Glyphipterix aenea is a species of sedge moth in the genus Glyphipterix. It was described by Alfred Philpott in 1917. It is endemic to New Zealand and has been observed in the south of the South Island. This species inhabits open grassy areas on hill and mountain sides at altitudes of between 3000 and 3500 ft. Adults are on the wing from December to February. This species is regarded as being rare.

== Taxonomy ==
This species was first described by Alfred Philpott in 1917 using specimens collected at the Hump Ridge in Fiordland and Mount Burns in the Hunter Mountains and named Glyphipteryx aenea.

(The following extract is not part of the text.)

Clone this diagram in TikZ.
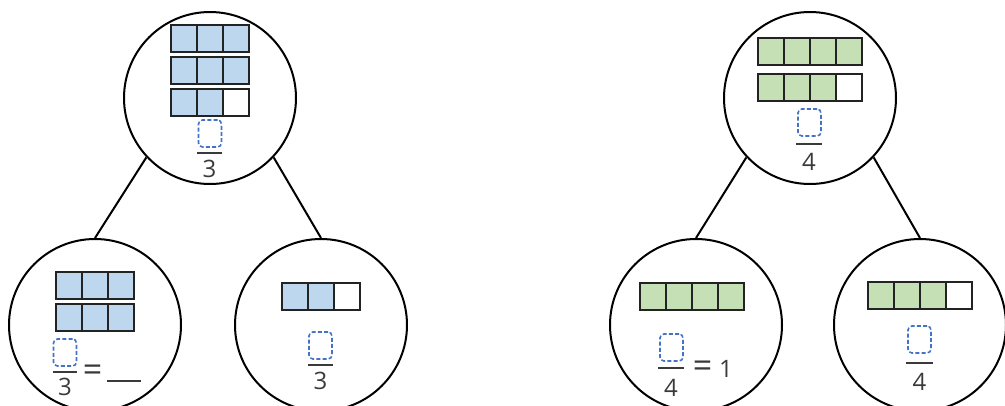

In 1928 George Hudson discussed and illustrated this species under that name in his book The butterflies and moths of New Zealand. In 1988 John S. Dugdale confirmed the placement of this species in the genus Glyphipterix. The male holotype specimen, collected at the Hump Ridge, is held at the New Zealand Arthropod Collection.

==Description==
Philpott described this species as follows:

♂. 11 mm. Head dark shining brown, with prismatic reflections. Palpi loosely scaled, fuscous-brown, mixed with shining grey-whitish internally except at apex. Antennae dark fuscous. Thorax dark brass-coloured. Abdomen dark fuscous, anal tuft grey. Forewings lanceolate ; shining brass-coloured ; a snow-white stripe on costa from before middle to apex, attenuated anteriorly : cilia white on costa, grey on termen. Hindwings and cilia fuscous-grey.

==Distribution==
This species is endemic to New Zealand. This species is said to be confined to the south of the South Island. Hudson regarded this species as rare.

== Habitat ==
G. aenea inhabits open grassy areas on mountain sides at altitudes of between 3000 and 3500 ft.

== Behaviour ==
Adults of this species have been observed on the wing from December to February.